Buses screening offensive films, bewareBy Marinel R. Cruz
Philippine Daily Inquirer
Aside from monitoring TV shows and films for sensitive content, the Movie and Television Review and Classification Board (MTRCB) is also on the lookout for bus operators that allow exhibition of adult materials in their vehicles, according to Board chair Mary Grace Poe-Llamanzares.
“We are pushing for preprogrammed content in public utility buses,” Llamanzares told the Inquirer on Tuesday.
The MTRCB chief said an agreement with the Land Transportation Franchising and Regulatory Board (LTFRB) was signed recently that would penalize bus companies showing sensitive materials.

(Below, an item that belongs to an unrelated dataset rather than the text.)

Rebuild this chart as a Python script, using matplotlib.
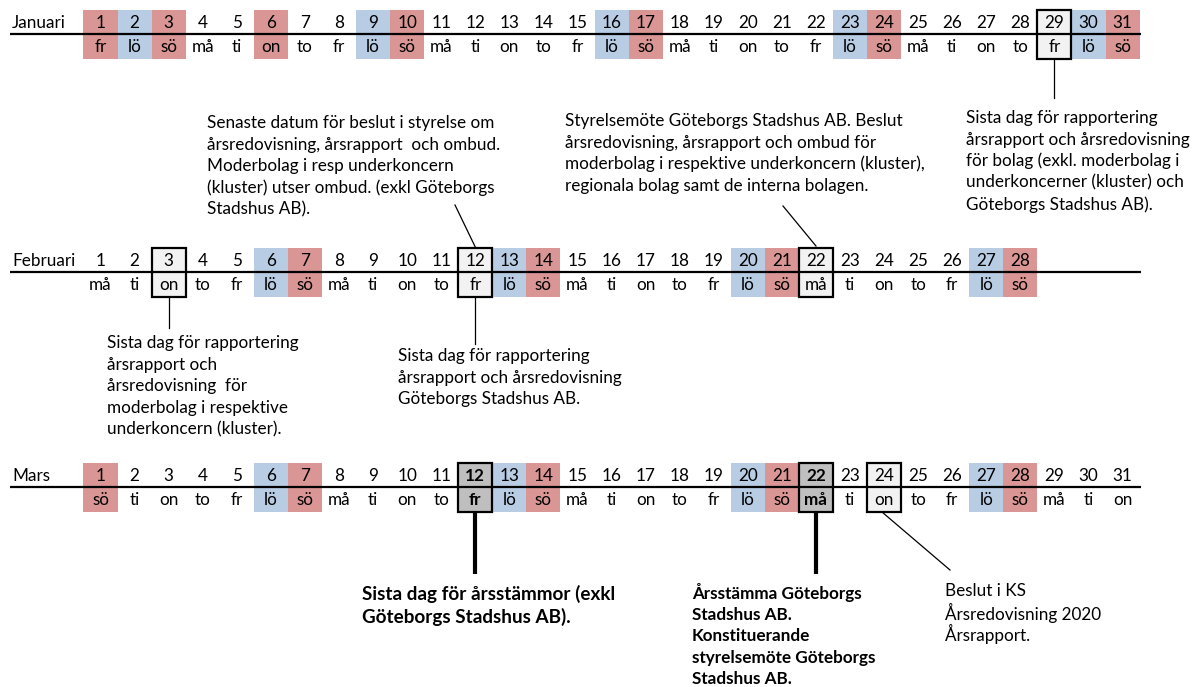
import matplotlib
matplotlib.use("Agg")
import matplotlib.pyplot as plt
from matplotlib.patches import Rectangle

plt.rcParams['font.family'] = ['Lato', 'DejaVu Sans']

# ---------------- data ----------------
months = ["Januari", "Februari", "Mars"]

jan_days = list(range(1, 32))
jan_weekdays = ["fr", "lö", "sö", "må", "ti", "on", "to", "fr", "lö", "sö", "må", "ti", "on", "to",
                "fr", "lö", "sö", "må", "ti", "on", "to", "fr", "lö", "sö", "må", "ti", "on", "to",
                "fr", "lö", "sö"]
jan_red = [1, 3, 6, 10, 17, 24, 31]
jan_blue = [2, 9, 16, 23, 30]
jan_box = [29]
jan_bold = []

feb_days = list(range(1, 29))
feb_weekdays = ["må", "ti", "on", "to", "fr", "lö", "sö", "må", "ti", "on", "to", "fr", "lö", "sö",
                "må", "ti", "on", "to", "fr", "lö", "sö", "må", "ti", "on", "to", "fr", "lö", "sö"]
feb_red = [7, 14, 21, 28]
feb_blue = [6, 13, 20, 27]
feb_box = [3, 12, 22]
feb_bold = []

mar_days = list(range(1, 32))
mar_weekdays = ["sö", "ti", "on", "to", "fr", "lö", "sö", "må", "ti", "on", "to", "fr", "lö", "sö",
                "må", "ti", "on", "to", "fr", "lö", "sö", "må", "ti", "on", "to", "fr", "lö", "sö",
                "må", "ti", "on"]
mar_red = [1, 7, 14, 21, 28]
mar_blue = [6, 13, 20, 27]
mar_box = [24]
mar_bold = [12, 22]

note_jan29 = ["Sista dag för rapportering", "årsrapport och årsredovisning",
              "för bolag (exkl. moderbolag i", "underkoncerner (kluster) och",
              "Göteborgs Stadshus AB)."]
note_feb12_top = ["Senaste datum för beslut i styrelse om", "årsredovisning, årsrapport  och ombud.",
                  "Moderbolag i resp underkoncern", "(kluster) utser ombud. (exkl Göteborgs",
                  "Stadshus AB)."]
note_feb22_top = ["Styrelsemöte Göteborgs Stadshus AB. Beslut", "årsredovisning, årsrapport och ombud för",
                  "moderbolag i respektive underkoncern (kluster),", "regionala bolag samt de interna bolagen."]
note_feb3 = ["Sista dag för rapportering", "årsrapport och", "årsredovisning  för",
             "moderbolag i respektive", "underkoncern (kluster)."]
note_feb12_bot = ["Sista dag för rapportering", "årsrapport och årsredovisning",
                  "Göteborgs Stadshus AB."]
note_mar12 = ["Sista dag för årsstämmor (exkl", "Göteborgs Stadshus AB)."]
note_mar22 = ["Årsstämma Göteborgs", "Stadshus AB.", "Konstituerande",
              "styrelsemöte Göteborgs", "Stadshus AB."]
note_mar24 = ["Beslut i KS", "Årsredovisning 2020", "Årsrapport."]

# ---------------- layout ----------------
W, H = 1198, 687
X0, DX = 100.5, 34.07          # pixel centre of day 1 and day pitch


def px(x):
    """pixel x -> day units"""
    return (x - X0) / DX + 1


RED = "#D99694"
BLUE = "#B8CCE4"
LIGHT = "#F2F2F2"
DARK = "#BFBFBF"
FS = 12.3

fig = plt.figure(figsize=(W / 100, H / 100), dpi=100)
ax = fig.add_axes([0, 0, 1, 1])
ax.set_xlim(px(0), px(W))
ax.set_ylim(H, 0)
ax.axis("off")

rows = [
    (months[0], 34, jan_days, jan_weekdays, jan_red, jan_blue, jan_box, jan_bold),
    (months[1], 272, feb_days, feb_weekdays, feb_red, feb_blue, feb_box, feb_bold),
    (months[2], 487, mar_days, mar_weekdays, mar_red, mar_blue, mar_box, mar_bold),
]

for name, ly, days, wds, reds, blues, boxes, bolds in rows:
    top, bot = ly - 24, ly + 25
    for d, wd in zip(days, wds):
        fc = None
        if d in reds:
            fc = RED
        elif d in blues:
            fc = BLUE
        elif d in boxes:
            fc = LIGHT
        elif d in bolds:
            fc = DARK
        if fc:
            ax.add_patch(Rectangle((d - 0.5, top), 1, bot - top, facecolor=fc,
                                   edgecolor="none", zorder=1))
        weight = "bold" if d in bolds else "normal"
        ax.text(d, ly - 11, str(d), ha="center", va="center", fontsize=FS,
                color="black", weight=weight, zorder=4)
        ax.text(d, ly + 13, wd, ha="center", va="center", fontsize=FS,
                color="black", weight=weight, zorder=4)
    ax.plot([px(10), px(1141)], [ly, ly], color="black", lw=1.6, zorder=3,
            solid_capstyle="butt")
    for d in boxes + bolds:
        ax.add_patch(Rectangle((d - 0.5, top), 1, bot - top, facecolor="none",
                               edgecolor="black", lw=1.6, zorder=5))
    ax.text(px(12), ly - 11, name, ha="left", va="center", fontsize=FS, zorder=4)


def note(lines, x, y0, pitch=21.6, bold=False, fs=FS):
    for i, t in enumerate(lines):
        ax.text(px(x), y0 + i * pitch, t, ha="left", va="center", fontsize=fs,
                weight="bold" if bold else "normal")


# connectors
ax.plot([29, 29], [60, 98], color="black", lw=0.9)
ax.plot([px(455), 12], [205, 247], color="black", lw=0.9)
ax.plot([px(783), 22], [206, 246], color="black", lw=0.9)
ax.plot([3, 3], [297, 328], color="black", lw=0.9)
ax.plot([12, 12], [297, 344], color="black", lw=0.9)
ax.plot([12, 12], [512, 574], color="black", lw=3.0, solid_capstyle="butt")
ax.plot([22, 22], [512, 574], color="black", lw=3.0, solid_capstyle="butt")
ax.plot([px(882), px(950)], [512, 570], color="black", lw=0.9)

note(note_jan29, 966, 118)
note(note_feb12_top, 207, 123)
note(note_feb22_top, 565, 121)
note(note_feb3, 107, 343)
note(note_feb12_bot, 398, 356)
note(note_mar12, 362, 594, pitch=22.5, bold=True, fs=13.6)
note(note_mar22, 692, 593, bold=True)
note(note_mar24, 945, 591)

fig.savefig("out.png", dpi=100)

“However, we have a little less than 15,000 buses in Metro Manila alone. Realistically, we are not able to monitor all these so we ask for the vigilance of the public,” she said.
Llamanzares added that her office has already sent “show-cause letters” to some bus operators and received a number of responses. “Each time they commit a violation, they have to pay P10,000—that’s a lot. Plus, there’s the hassle of hiring a lawyer. I think they’d rather be on the safe side,” she said.

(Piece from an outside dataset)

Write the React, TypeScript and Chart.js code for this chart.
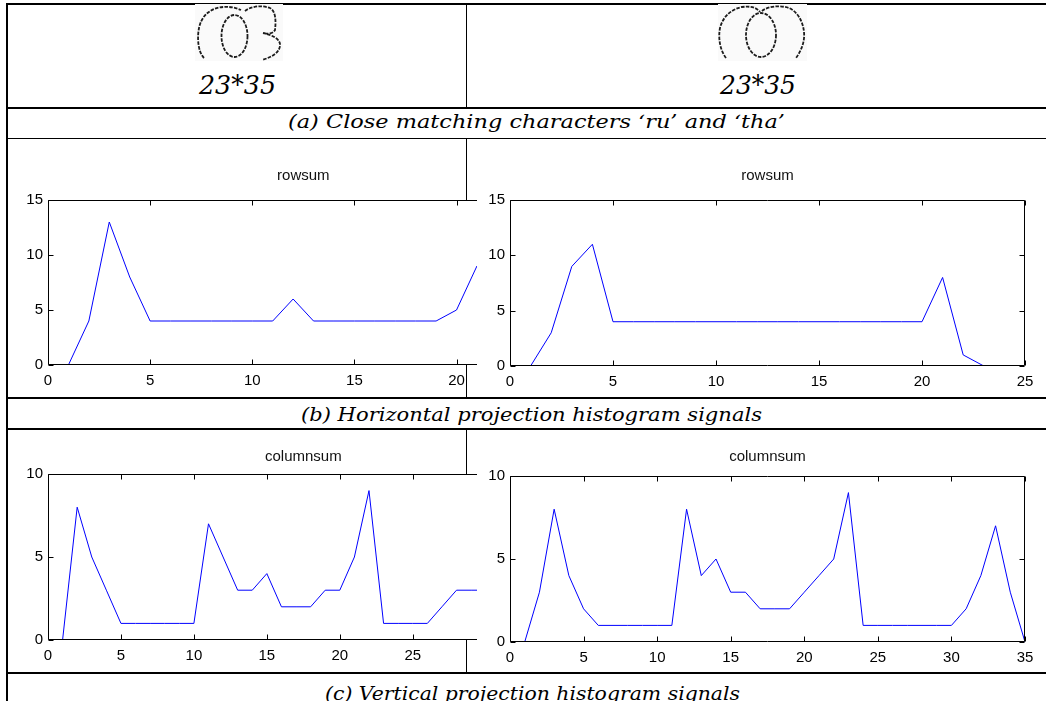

Llamanzares also said the MTRCB has been working on a solution alongside Elvira Medina, president of the National Center for Commuter Safety and Protection (NCCSP).

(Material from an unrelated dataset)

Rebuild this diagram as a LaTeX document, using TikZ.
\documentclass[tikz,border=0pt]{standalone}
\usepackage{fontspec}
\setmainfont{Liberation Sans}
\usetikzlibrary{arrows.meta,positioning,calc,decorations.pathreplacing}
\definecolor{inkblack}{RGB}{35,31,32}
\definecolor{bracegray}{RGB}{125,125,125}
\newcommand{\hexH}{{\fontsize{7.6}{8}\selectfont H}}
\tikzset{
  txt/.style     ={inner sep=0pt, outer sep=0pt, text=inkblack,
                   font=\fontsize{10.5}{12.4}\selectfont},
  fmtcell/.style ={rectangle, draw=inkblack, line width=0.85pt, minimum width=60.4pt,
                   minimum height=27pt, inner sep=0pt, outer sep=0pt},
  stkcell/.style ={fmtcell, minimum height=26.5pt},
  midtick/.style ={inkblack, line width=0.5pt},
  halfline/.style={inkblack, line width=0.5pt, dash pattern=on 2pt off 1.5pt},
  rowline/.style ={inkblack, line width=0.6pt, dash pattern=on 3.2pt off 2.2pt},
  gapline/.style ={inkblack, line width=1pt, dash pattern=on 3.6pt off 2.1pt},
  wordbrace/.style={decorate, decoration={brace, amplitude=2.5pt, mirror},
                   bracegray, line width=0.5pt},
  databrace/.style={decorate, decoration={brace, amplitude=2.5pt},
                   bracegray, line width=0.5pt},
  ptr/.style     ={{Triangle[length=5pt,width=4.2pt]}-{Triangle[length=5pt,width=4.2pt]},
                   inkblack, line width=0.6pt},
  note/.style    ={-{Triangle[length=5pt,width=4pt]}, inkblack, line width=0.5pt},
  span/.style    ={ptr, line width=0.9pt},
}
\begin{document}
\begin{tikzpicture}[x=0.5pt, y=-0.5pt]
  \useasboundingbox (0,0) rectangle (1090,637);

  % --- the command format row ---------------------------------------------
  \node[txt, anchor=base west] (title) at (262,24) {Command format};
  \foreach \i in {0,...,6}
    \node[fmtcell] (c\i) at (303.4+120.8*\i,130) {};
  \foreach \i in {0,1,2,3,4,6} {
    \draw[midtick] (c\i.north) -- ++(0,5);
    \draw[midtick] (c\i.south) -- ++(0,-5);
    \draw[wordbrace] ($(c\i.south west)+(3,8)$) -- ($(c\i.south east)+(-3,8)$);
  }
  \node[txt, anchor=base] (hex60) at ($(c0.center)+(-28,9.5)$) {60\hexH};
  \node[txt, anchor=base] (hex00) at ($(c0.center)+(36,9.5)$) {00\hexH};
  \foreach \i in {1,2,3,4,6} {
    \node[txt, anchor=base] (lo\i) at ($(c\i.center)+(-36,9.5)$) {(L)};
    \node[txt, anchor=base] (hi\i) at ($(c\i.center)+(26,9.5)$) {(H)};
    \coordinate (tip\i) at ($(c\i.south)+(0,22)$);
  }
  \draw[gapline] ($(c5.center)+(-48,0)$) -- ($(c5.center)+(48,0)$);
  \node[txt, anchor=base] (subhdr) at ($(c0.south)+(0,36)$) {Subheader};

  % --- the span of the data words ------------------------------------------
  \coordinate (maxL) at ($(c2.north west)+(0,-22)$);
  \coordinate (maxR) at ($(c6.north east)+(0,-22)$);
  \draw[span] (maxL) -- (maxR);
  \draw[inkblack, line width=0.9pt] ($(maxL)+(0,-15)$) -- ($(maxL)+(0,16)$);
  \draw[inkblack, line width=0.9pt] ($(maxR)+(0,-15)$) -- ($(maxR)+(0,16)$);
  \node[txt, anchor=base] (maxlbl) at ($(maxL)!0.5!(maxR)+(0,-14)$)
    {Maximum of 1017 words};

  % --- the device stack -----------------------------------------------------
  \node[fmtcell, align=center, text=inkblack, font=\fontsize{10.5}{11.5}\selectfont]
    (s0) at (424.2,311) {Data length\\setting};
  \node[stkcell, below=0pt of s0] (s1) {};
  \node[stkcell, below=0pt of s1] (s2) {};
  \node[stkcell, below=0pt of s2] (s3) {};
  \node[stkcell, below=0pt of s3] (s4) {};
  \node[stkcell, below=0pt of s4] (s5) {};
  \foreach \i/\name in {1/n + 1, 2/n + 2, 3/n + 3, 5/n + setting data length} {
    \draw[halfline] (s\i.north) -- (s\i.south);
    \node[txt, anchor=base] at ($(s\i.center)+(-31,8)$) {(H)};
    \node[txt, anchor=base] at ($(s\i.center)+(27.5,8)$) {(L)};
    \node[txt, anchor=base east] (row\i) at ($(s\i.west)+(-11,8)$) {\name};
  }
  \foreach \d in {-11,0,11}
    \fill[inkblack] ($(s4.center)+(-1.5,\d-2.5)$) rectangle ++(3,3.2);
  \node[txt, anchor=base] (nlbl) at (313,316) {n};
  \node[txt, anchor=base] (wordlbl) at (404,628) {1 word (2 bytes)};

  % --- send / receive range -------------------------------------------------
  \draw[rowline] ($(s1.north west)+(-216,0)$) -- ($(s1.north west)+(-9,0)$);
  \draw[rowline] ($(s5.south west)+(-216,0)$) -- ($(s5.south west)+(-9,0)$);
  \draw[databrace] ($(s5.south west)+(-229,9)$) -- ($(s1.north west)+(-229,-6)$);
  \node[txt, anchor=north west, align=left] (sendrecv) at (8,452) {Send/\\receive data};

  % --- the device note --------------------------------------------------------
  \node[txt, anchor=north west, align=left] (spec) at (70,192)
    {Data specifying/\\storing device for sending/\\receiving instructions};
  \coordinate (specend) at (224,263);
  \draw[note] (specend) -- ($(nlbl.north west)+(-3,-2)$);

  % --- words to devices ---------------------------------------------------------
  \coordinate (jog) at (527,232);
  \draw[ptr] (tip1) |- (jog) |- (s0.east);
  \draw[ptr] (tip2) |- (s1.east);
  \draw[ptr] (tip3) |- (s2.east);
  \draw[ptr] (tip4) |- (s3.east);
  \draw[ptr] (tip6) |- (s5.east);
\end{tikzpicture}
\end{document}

“Her group’s suggestion was for bus companies to buy preprogrammed materials. She already brought some materials to the office for our approval,” explained the MTRCB chief. “Not only does this help fight piracy, it’s also income-generating. On the side of the bus operators, they can sell advertising spots.”
She added that government offices like the MTRCB, Department of Interior and Local Government (DILG), Optical Media Board (OMB) and the Metro Manila Development Authority (MMDA) could also place public service announcements of new projects that people should be aware of.
“This is so much better than putting pornographic or numbing violent movies for the long trip,” Llamanzares stressed. “Not all buses have these at the moment. Operators have to purchase them. This is a good start, since there have been a lot of buses already penalized.”
The MTRCB chief, however, encouraged the public to get involved. “We have to do our share,” she pointed out. “Someone told us, ’you’re making us do your job. You should just cut it (sensitive scenes) before you allow films to be shown.’ How about the other freedoms that we could curtail because of that?”
Llamanzares added: “Adults also have the freedom to watch within a certain limit. Producers and directors have the right to create. Society is not just made up of one group. You have to balance the interest of all. With the limited budget we have, we can only do so much.”